Algo de todo esto se recupera en la escena final, cuando la mamá y el papá se animan a preguntarse qué hicieron mal para que haya ocurrido lo que ocurrió. El papá delinea algunas respuestas: comenzó a trabajar más horas, dejó al niño más sólo. Jamie estaba todo el día en su pieza, con la computadora, “como cualquier niño de su edad”. No presentaba problemas. ¿Cómo imaginar que se estaba engendrando un potencial homicida? ¿Cuál es la responsabilidad parental sujeta a condicionantes sociales como tener que trabajar todo el día? ¿Qué responsabilidad comunitaria debemos asumir? ¿Cuáles son los factores económicos que limitan -y casi impiden- que tengamos tiempo para nuestros hijxs? La distancia entre generaciones que jugaban en la calle y que se encierran en su cuarto con una computadora está a la vista y es perturbadora. “Deberíamos haberlo notado y detenerlo”. ¿Cómo notarlo, cuando el tiempo escasea, el bolsillo aprieta y la virtualidad habilita “ser” en el anonimato?
Paralelamente, la mención por parte del padre respecto a su propia infancia (y a la violencia sufrida) pone en un papel preponderante el rol de los varones en torno a la Educación Sexual Integral, las crianzas, los sentires, el cuidado de otros varones, las violencias ejercidas -y sufridas- por otros hombres y sus consecuencias (“me prometí que jamás los golpearía y no lo hice”). Y entonces ¿qué faltó? ¿Qué NOS faltó? Un femicida no se gesta (¿o construye?) solo. Una infancia tampoco. El sentir colectivo de “haber fallado”, y el perdón necesario y enunciado (a una infancia pero también a todas las infancias a las que les fallamos) por parte de un padre que siente que hizo todo lo que pudo -y aun así no alcanzó- es inevitable. La angustia compartida nos iguala y da lugar a la empatía -tan necesaria- porque nos pone en la cara que cuando uno falla, fallamos todos, todas.

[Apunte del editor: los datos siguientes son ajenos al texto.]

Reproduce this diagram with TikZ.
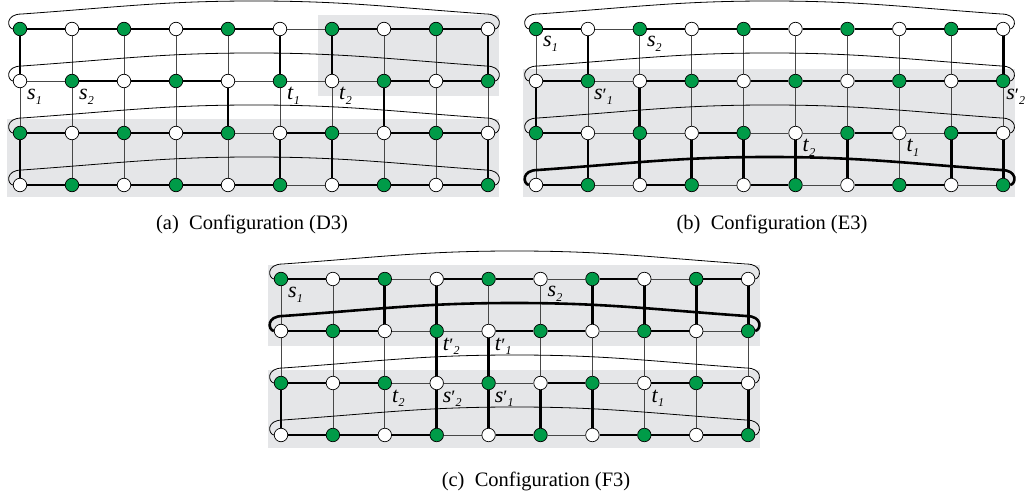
\documentclass[tikz,border=0pt]{standalone}
\usepackage{fontspec}
\setmainfont{Liberation Serif}
\usetikzlibrary{calc}
\pgfdeclarelayer{bg}
\pgfdeclarelayer{edges}
\pgfsetlayers{bg,edges,main}
\definecolor{vgreen}{RGB}{0,155,72}
\definecolor{panelgray}{RGB}{229,230,232}
\newcommand\mkgrid[4]{%
  \foreach \r in {0,...,3}{%
    \foreach \c in {0,...,9}{%
      \pgfmathsetmacro\xx{#2+#3*\c}%
      \pgfmathsetmacro\yy{#4+52*\r}%
      \pgfmathtruncatemacro\pp{mod(\r+\c,2)}%
      \ifnum\pp=0 \node[gv] (#1-\r-\c) at (\xx,\yy) {};\else \node[wv] (#1-\r-\c) at (\xx,\yy) {};\fi
    }}%
  \begin{pgfonlayer}{edges}
  \foreach \r in {0,...,3}{\foreach \c [evaluate=\c as \n using int(\c+1)] in {0,...,8}{\draw[thinE] (#1-\r-\c) -- (#1-\r-\n);}}
  \foreach \r [evaluate=\r as \s using int(\r+1)] in {0,1,2}{\foreach \c in {0,...,9}{\draw[thinE] (#1-\r-\c) -- (#1-\s-\c);}}
  \end{pgfonlayer}}
\newcommand\thH[3]{\begin{pgfonlayer}{edges}\foreach \c [evaluate=\c as \n using int(\c+1)] in {#3}{\draw[thickE] (#1-#2-\c) -- (#1-#2-\n);}\end{pgfonlayer}}
\newcommand\thV[3]{\begin{pgfonlayer}{edges}\pgfmathtruncatemacro\ss{#2+1}\foreach \c in {#3}{\draw[thickE] (#1-#2-\c) -- (#1-\ss-\c);}\end{pgfonlayer}}
\newcommand\arch[3]{%
  \begin{pgfonlayer}{edges}
  \coordinate (amid) at ($(#2)!0.5!(#3)$);
  \draw[#1] (#2.west) .. controls ($(#2)+(-13,-1)$) and ($(#2)+(-15,-15)$) .. ($(#2)+(2,-15)$)
    .. controls ($(#2)+(100,-22)$) and ($(amid)+(-90,-28)$) .. ($(amid)+(0,-28)$)
    .. controls ($(amid)+(90,-28)$) and ($(#3)+(-100,-22)$) .. ($(#3)+(-2,-15)$)
    .. controls ($(#3)+(15,-15)$) and ($(#3)+(13,-1)$) .. (#3.east);
  \end{pgfonlayer}}
\newcommand\lb[2]{\textit{#1}\raisebox{-0.4ex}{\fontsize{12}{12}\selectfont\textit{#2}}}
\newcommand\lbp[2]{\textit{#1}\raisebox{-0.1ex}{\fontsize{19}{19}\selectfont ′}\raisebox{-0.4ex}{\fontsize{12}{12}\selectfont\textit{#2}}}
\begin{document}
\begin{tikzpicture}[x=1pt,y=-1pt,
  vtx/.style={circle,draw=black,line width=0.7pt,minimum size=13.5pt,inner sep=0pt},
  gv/.style={vtx,fill=vgreen},
  wv/.style={vtx,fill=white},
  thinE/.style={draw=black!72,line width=0.8pt},
  thickE/.style={draw=black,line width=2.8pt},
  arcE/.style={draw=black,line width=0.8pt},
  arcT/.style={draw=black,line width=2.6pt},
  lab/.style={anchor=base west,inner sep=0pt,font=\fontsize{22}{22}\selectfont},
  captxt/.style={inner sep=0pt,font=\fontsize{20.5}{24}\selectfont}]
\useasboundingbox (0,0) rectangle (1025,494);
\begin{pgfonlayer}{bg}
  \fill[white] (0,0) rectangle (1025,494);
  \fill[panelgray] (318,15) rectangle (499,96);
  \fill[panelgray] (7,119) rectangle (499,197);
  \fill[panelgray] (523,69) rectangle (1015,197);
  \fill[panelgray] (268,265) rectangle (760,346);
  \fill[panelgray] (268,370) rectangle (760,448);
\end{pgfonlayer}
% ---------- (a)
\mkgrid{a}{20}{52}{29}
\thH{a}{0}{0,1,2,3,4,6,7,8}
\thH{a}{1}{1,2,3,7,8}
\thH{a}{2}{0,1,2,3,5,7,8}
\thH{a}{3}{0,1,2,3,4,6,7,8}
\thV{a}{0}{0,5,6,9}
\thV{a}{1}{4,7}
\thV{a}{2}{0,5,6,9}
\arch{arcE}{a-0-0}{a-0-9}
\arch{arcE}{a-1-0}{a-1-9}
\arch{arcE}{a-2-0}{a-2-9}
\arch{arcE}{a-3-0}{a-3-9}
\node[lab] (la1) at ($(a-1-0)+(7,19)$) {\lb{s}{1}};
\node[lab] (la2) at ($(a-1-1)+(7,19)$) {\lb{s}{2}};
\node[lab] (la3) at ($(a-1-5)+(7,19)$) {\lb{t}{1}};
\node[lab] (la4) at ($(a-1-6)+(7,19)$) {\lb{t}{2}};
\node[captxt] (capa) at (252,224) {(a)\hspace{0.5em}Configuration (D3)};
% ---------- (b)
\mkgrid{b}{536}{51.9}{29}
\thH{b}{0}{0,2,3,4,5,6,7,8}
\thH{b}{1}{0,2,3,4,5,6,7,8}
\thH{b}{2}{0,3,6,8}
\thH{b}{3}{0,2,4,6,7}
\thV{b}{0}{1,9}
\thV{b}{1}{0,2}
\thV{b}{2}{1,2,3,4,5,6,8,9}
\arch{arcE}{b-0-0}{b-0-9}
\arch{arcE}{b-1-0}{b-1-9}
\arch{arcE}{b-2-0}{b-2-9}
\arch{arcT}{b-3-0}{b-3-9}
\node[lab] (lb1) at ($(b-0-0)+(7,18)$) {\lb{s}{1}};
\node[lab] (lb2) at ($(b-0-2)+(7,18)$) {\lb{s}{2}};
\node[lab] (lb3) at ($(b-1-1)+(6,19)$) {\lbp{s}{1}};
\node[lab] (lb4) at ($(b-1-9)+(3,19)$) {\lbp{s}{2}};
\node[lab] (lb5) at ($(b-2-5)+(7,19)$) {\lb{t}{2}};
\node[lab] (lb6) at ($(b-2-7)+(7,19)$) {\lb{t}{1}};
\node[captxt] (capb) at (772,224) {(b)\hspace{0.5em}Configuration (E3)};
% ---------- (c)
\mkgrid{c}{281}{51.9}{279}
\thH{c}{0}{0,1,3,4,6,8}
\thH{c}{1}{0,1,4,5,7}
\thH{c}{2}{0,1,5,7,8}
\thH{c}{3}{0,1,2,4,6,7,8}
\thV{c}{0}{2,3,6,7,8,9}
\thV{c}{1}{3,4}
\thV{c}{2}{0,3,4,5,6,9}
\arch{arcE}{c-0-0}{c-0-9}
\arch{arcT}{c-1-0}{c-1-9}
\arch{arcE}{c-2-0}{c-2-9}
\arch{arcE}{c-3-0}{c-3-9}
\node[lab] (lc1) at ($(c-0-0)+(7,19)$) {\lb{s}{1}};
\node[lab] (lc2) at ($(c-0-5)+(7,18)$) {\lb{s}{2}};
\node[lab] (lc3) at ($(c-1-3)+(6,19)$) {\lbp{t}{2}};
\node[lab] (lc4) at ($(c-1-4)+(6,19)$) {\lbp{t}{1}};
\node[lab] (lc5) at ($(c-2-2)+(7,19)$) {\lb{t}{2}};
\node[lab] (lc6) at ($(c-2-3)+(6,19)$) {\lbp{s}{2}};
\node[lab] (lc7) at ($(c-2-4)+(6,19)$) {\lbp{s}{1}};
\node[lab] (lc8) at ($(c-2-7)+(7,19)$) {\lb{t}{1}};
\node[captxt] (capc) at (536,481) {(c)\hspace{0.5em}Configuration (F3)};
\end{tikzpicture}
\end{document}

En relación con esto, en una entrevista que le hacen al guionista, productor y actor Sthephen Graham, quien manifestó la inquietud de expresar parte de las noticias de los casos diarios que leía en Gran Bretaña en esta serie, dijo “nos falta un pueblo que críe”. Y sí. La metáfora contraria al aislamiento de un niño en una habitación, es un pueblo que eduque. Si la angustia y el fracaso es compartido es porque nos sabemos parte. Cabe preguntarse entonces cuán responsables somos “como pueblo”, como comunidad, de las infancias. Dónde termina “lo mío” y empieza “lo nuestro”. Y paralelamente, cómo tender puentes que habiliten palabra, presencia, mirada, rostros tangibles, amorosos… Para construir nuevas formas de encuentro -y de resolución de conflictos-, para convivir con otros y reconocernos como pares -necesarios e importantes- ante lo inabordable en extensión de la virtualidad. Para reconocer y nombrar sentires, para abordarlos integral y comunitariamente. Para construir instituciones, pueblos, comunidades y responsabilidades que pongan en valor ser con otros.

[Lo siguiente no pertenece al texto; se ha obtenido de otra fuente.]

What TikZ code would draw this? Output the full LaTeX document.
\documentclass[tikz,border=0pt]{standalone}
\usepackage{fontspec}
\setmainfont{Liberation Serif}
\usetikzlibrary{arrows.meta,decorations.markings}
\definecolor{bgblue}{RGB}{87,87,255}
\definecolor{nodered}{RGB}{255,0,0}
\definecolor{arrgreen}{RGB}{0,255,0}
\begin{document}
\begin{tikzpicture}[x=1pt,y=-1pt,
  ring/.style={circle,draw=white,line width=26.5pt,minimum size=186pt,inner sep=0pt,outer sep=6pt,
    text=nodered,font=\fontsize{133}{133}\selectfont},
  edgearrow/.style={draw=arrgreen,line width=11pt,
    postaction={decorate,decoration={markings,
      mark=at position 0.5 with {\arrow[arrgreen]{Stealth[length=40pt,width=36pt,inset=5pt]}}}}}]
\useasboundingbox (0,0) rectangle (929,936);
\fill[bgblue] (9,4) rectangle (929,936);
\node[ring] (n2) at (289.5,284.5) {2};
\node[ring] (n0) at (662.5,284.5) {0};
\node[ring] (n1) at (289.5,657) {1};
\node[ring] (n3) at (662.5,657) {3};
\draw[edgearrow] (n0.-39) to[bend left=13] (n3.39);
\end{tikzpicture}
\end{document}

Una cita preciosa del Licenciado y Profesor en Ciencias de la Educación por la UNR Estanislao Antelo (en “Problemas pedagógicos”) nos dice que educar es el trabajo con los recién llegados, “el gesto milenario de introducirlos al mundo”. El problema que atravesamos es que este mundo que habitamos es cada vez más individualista: desconfía en la otredad para criar y educar con otrxs. Incluso para compartir el espacio público (la vereda, la plaza, el club). Ve en el de al lado a quien vulnera su seguridad, a quien le arrebata algo que no sabe qué es, a un potencial enemigo interno. La serie nos interpela por el pueblo que somos que educa, en un contexto en nuestro país donde la propaganda oficial nos insta a romper los lazos de un tejido social que supo ser pañuelo blanco, piquete, olla, carpa blanca y “que se vayan todos”. Más cerca en el tiempo, pañuelo verde y marcha universitaria. Una sociedad que, contra toda masividad, aún apela a lo singular que se construye en el encuentro. Que sigue buscando y necesitando conocer y confiar en el otro. Ojalá atendamos a nuestros pibes y pibas que nos están reclamando ese acto de responsabilidad compartida, es decir, de un cuidado privilegiado que necesariamente tiene que ser con otrxs.